:: Short exercise ::
From the first line of the data below, copy each line up to the one containing "return (H - B - yp) / PH", and include that line too.

___ Source material ___

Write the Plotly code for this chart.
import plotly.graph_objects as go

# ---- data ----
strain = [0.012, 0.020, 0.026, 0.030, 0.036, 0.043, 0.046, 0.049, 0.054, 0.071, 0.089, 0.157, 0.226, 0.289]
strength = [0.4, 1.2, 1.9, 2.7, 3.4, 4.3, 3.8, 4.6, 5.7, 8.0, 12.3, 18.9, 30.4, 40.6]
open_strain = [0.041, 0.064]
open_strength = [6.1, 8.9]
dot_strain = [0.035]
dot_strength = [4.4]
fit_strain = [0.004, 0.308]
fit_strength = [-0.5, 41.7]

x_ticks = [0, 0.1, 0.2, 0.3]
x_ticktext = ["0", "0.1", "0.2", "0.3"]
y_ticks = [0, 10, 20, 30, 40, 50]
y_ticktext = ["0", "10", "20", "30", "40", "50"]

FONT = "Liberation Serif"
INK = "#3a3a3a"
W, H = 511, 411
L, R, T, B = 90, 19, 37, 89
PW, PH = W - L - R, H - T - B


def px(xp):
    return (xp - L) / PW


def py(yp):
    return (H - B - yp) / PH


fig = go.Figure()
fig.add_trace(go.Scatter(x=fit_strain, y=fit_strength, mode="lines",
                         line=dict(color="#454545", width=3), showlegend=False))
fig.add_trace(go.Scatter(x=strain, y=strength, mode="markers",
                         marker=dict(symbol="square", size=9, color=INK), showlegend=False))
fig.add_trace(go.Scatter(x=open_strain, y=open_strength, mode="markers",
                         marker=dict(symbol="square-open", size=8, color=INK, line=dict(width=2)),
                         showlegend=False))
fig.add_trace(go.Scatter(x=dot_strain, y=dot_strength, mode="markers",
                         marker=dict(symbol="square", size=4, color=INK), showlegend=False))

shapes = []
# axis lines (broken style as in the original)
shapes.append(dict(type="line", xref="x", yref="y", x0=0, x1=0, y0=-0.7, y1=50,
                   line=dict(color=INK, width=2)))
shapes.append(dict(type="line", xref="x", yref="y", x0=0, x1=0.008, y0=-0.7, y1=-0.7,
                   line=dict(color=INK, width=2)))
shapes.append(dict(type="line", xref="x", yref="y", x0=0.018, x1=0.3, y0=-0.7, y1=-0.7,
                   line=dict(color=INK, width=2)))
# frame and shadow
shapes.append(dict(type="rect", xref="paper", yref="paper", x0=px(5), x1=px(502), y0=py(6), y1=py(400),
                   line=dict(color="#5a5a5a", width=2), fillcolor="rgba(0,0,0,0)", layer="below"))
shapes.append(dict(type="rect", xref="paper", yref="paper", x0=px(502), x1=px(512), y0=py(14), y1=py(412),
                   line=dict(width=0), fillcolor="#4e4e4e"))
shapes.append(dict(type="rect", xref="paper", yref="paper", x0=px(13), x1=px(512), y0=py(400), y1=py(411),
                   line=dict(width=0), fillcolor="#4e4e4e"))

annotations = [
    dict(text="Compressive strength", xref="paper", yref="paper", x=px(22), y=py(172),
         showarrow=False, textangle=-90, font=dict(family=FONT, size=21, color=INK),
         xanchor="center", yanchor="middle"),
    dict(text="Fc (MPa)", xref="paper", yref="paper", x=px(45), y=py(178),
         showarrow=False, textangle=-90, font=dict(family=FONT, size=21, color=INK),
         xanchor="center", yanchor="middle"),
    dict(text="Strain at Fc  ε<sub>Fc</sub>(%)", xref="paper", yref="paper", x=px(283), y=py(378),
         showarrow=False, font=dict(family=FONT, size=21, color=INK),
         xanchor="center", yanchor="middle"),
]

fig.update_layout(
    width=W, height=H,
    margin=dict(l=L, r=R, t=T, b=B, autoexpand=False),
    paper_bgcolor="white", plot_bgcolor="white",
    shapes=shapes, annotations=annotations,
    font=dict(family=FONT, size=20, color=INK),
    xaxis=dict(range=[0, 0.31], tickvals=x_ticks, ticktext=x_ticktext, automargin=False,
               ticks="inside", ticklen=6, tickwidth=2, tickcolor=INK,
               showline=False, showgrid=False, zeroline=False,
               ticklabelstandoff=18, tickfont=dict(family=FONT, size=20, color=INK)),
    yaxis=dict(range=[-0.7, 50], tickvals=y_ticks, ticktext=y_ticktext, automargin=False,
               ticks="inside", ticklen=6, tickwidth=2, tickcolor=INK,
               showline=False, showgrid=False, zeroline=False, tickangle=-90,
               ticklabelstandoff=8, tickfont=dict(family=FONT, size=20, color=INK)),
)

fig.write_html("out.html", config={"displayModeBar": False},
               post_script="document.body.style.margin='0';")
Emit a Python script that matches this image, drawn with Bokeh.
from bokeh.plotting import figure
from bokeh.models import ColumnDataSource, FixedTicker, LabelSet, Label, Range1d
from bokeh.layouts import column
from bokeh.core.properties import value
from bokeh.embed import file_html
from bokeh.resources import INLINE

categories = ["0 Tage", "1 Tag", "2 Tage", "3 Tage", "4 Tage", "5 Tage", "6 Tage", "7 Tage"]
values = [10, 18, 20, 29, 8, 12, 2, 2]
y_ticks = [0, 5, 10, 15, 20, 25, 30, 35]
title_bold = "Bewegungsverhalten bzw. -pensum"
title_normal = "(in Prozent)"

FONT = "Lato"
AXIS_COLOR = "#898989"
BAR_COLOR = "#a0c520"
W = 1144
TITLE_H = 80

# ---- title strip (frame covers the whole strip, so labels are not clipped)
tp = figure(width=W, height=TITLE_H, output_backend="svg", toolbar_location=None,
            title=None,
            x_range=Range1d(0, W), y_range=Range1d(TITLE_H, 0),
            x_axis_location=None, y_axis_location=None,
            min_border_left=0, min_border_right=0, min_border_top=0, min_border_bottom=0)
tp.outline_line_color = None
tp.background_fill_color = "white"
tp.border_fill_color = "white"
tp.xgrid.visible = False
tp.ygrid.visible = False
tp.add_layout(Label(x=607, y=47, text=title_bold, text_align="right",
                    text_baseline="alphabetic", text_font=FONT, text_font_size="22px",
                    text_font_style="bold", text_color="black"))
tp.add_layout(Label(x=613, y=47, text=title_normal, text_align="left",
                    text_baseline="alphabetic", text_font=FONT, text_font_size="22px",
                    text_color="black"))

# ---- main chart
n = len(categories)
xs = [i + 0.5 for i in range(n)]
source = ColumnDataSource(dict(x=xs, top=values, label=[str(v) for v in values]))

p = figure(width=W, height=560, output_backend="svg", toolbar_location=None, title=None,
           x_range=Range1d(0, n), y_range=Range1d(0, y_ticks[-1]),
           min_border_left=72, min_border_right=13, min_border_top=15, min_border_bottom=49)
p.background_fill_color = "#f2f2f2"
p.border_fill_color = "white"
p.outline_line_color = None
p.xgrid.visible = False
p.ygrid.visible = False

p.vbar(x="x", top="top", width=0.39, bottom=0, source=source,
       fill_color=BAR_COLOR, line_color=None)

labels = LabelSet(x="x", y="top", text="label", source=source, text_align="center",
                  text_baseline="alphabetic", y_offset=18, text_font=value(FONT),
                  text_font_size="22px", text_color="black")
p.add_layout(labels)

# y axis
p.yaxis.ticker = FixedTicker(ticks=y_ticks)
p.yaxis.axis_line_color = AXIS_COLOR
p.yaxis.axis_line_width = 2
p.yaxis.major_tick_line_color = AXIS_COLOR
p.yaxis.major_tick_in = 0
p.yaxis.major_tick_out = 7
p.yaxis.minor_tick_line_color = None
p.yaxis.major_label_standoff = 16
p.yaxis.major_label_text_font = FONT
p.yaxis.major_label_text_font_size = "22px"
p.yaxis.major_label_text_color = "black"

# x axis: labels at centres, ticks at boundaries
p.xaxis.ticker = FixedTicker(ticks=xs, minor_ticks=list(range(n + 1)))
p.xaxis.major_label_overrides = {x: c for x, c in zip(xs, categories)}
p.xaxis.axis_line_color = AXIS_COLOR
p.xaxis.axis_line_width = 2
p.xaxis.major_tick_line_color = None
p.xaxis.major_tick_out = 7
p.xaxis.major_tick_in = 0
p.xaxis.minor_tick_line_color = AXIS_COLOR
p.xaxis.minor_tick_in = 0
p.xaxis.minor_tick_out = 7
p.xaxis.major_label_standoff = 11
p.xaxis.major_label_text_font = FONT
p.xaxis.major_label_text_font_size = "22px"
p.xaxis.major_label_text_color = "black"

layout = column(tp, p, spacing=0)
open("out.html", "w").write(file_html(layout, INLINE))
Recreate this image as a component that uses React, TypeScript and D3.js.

___

:: Response to the exercise ::
Write the Plotly code for this chart.
import plotly.graph_objects as go

# ---- data ----
strain = [0.012, 0.020, 0.026, 0.030, 0.036, 0.043, 0.046, 0.049, 0.054, 0.071, 0.089, 0.157, 0.226, 0.289]
strength = [0.4, 1.2, 1.9, 2.7, 3.4, 4.3, 3.8, 4.6, 5.7, 8.0, 12.3, 18.9, 30.4, 40.6]
open_strain = [0.041, 0.064]
open_strength = [6.1, 8.9]
dot_strain = [0.035]
dot_strength = [4.4]
fit_strain = [0.004, 0.308]
fit_strength = [-0.5, 41.7]

x_ticks = [0, 0.1, 0.2, 0.3]
x_ticktext = ["0", "0.1", "0.2", "0.3"]
y_ticks = [0, 10, 20, 30, 40, 50]
y_ticktext = ["0", "10", "20", "30", "40", "50"]

FONT = "Liberation Serif"
INK = "#3a3a3a"
W, H = 511, 411
L, R, T, B = 90, 19, 37, 89
PW, PH = W - L - R, H - T - B


def px(xp):
    return (xp - L) / PW


def py(yp):
    return (H - B - yp) / PH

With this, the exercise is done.